The recently concluded ICAAP 9 conference in Bali Indonesia was the most public place where a number of new directions in sex work and HIV policy were announced or negotiated.
The conference represented UNAIDS most public declaration of the new position on sex work that it has adopted after years of lobbying by APNSW and other NSWP member organisations. Gone is the focus on rehabilitation and rescue and in it’s place the Director of UNAIDS Michel Sidebe announced that vulnerable communities must be at the heart of the response to HIV; and included in this was a need to remove laws that criminalised sex workers- see links below.
This was backed up by UNDP and also the UN Special Rapporteur on Health in other media releases from the conference.
APNSW also organised a very fruitful dialogue with the director and some key staff of the Global Fund (GFATM) and told him of the issues sex workers face in GFATM funded programming for sex workers. APNSW put forward the position that Country Coordinating Mechanisms (CCM’s) that are developing proposals that cover sex workers must include sex worker representation and must consult more widely with the sex worker communities on their needs and program impacts. Additionally we argued for a new Technical Guidance to be used by the Technical Review Panel (TRP) when assessing country and regional proposals for funding. In reality it is the TRP who decide whether a countries proposal is technically sound and should be funded. The nuts and bolts of these issues are to be followed up on in time for the next round of the Fund. This represents an opportunity for real change for millions of sex workers on the ground across Asia and the Pacific.

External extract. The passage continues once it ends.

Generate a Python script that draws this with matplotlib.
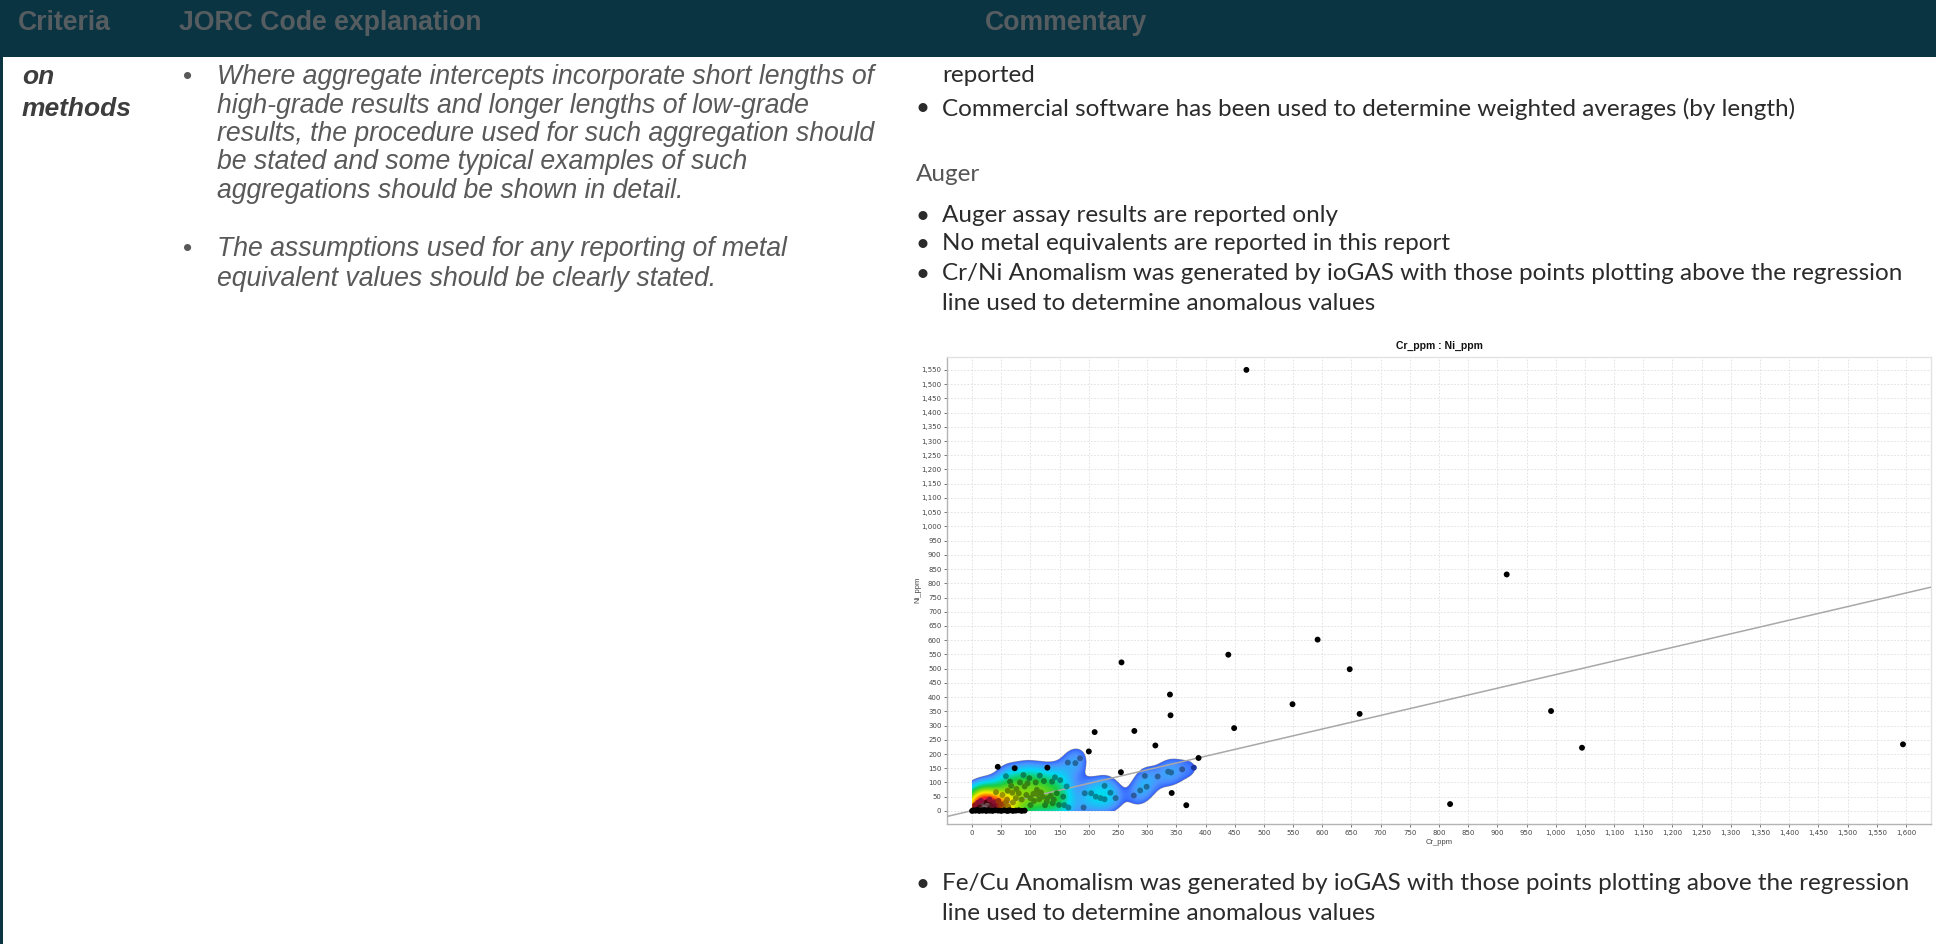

Michel Sidibé, UNAIDS Executive Director
More than a thousand people become infected with HIV in Asia each day. If only we had invested in reaching populations at higher risk and their partners, most of these infections could have been averted – at a cost of less than half a US dollar per person.
We are beginning to see success in some parts of the region, but not enough to break the trajectory of the epidemic.
The Commission on AIDS in Asia has recommended that the AIDS epidemic in the region be redefined. We must transform the AIDS response so that it works for people—especially for those who are marginalized and without a voice. This means protecting sex workers, men who have sex with men, transgender, injecting drug users and women.
How can we do this?
1. Decriminalize consensual adult sexual behaviour and drug use.
2. Address HIV transmission among intimate partners.
3. Invest in evidence-informed HIV prevention, treatment, care and support programmes.
4. Adopt an ‘AIDS plus Millennium Development Goal’ approach.
Decriminalize consensual adult sexual behaviour and drug use
Many countries are changing laws that criminalize consensual adult sexual behaviour (including sex work) and drug use, and courts are helping to clarify bad laws. In Indonesia, the Supreme Court ruled that drug users need care, not prison. In Nepal, the highest court has established that transgender and men who have sex with men have equality under the constitution. And in India, the Delhi High Court has restored dignity to millions, by reading down an archaic law that discriminated against men who have sex with men. New Zealand has legalised sex work and reaped the dual benefits of public health and public safety. Australia has demonstrated that law enforcement and public health goals can go hand in hand while dealing with drug use. We can remove punitive laws and policies that block effective responses to AIDS.
But the real transformation has to be in the hearts and minds of people. Courts and parliaments can only create an enabling environment. Societies and communities have to change the social norms that allow stigma and discrimination.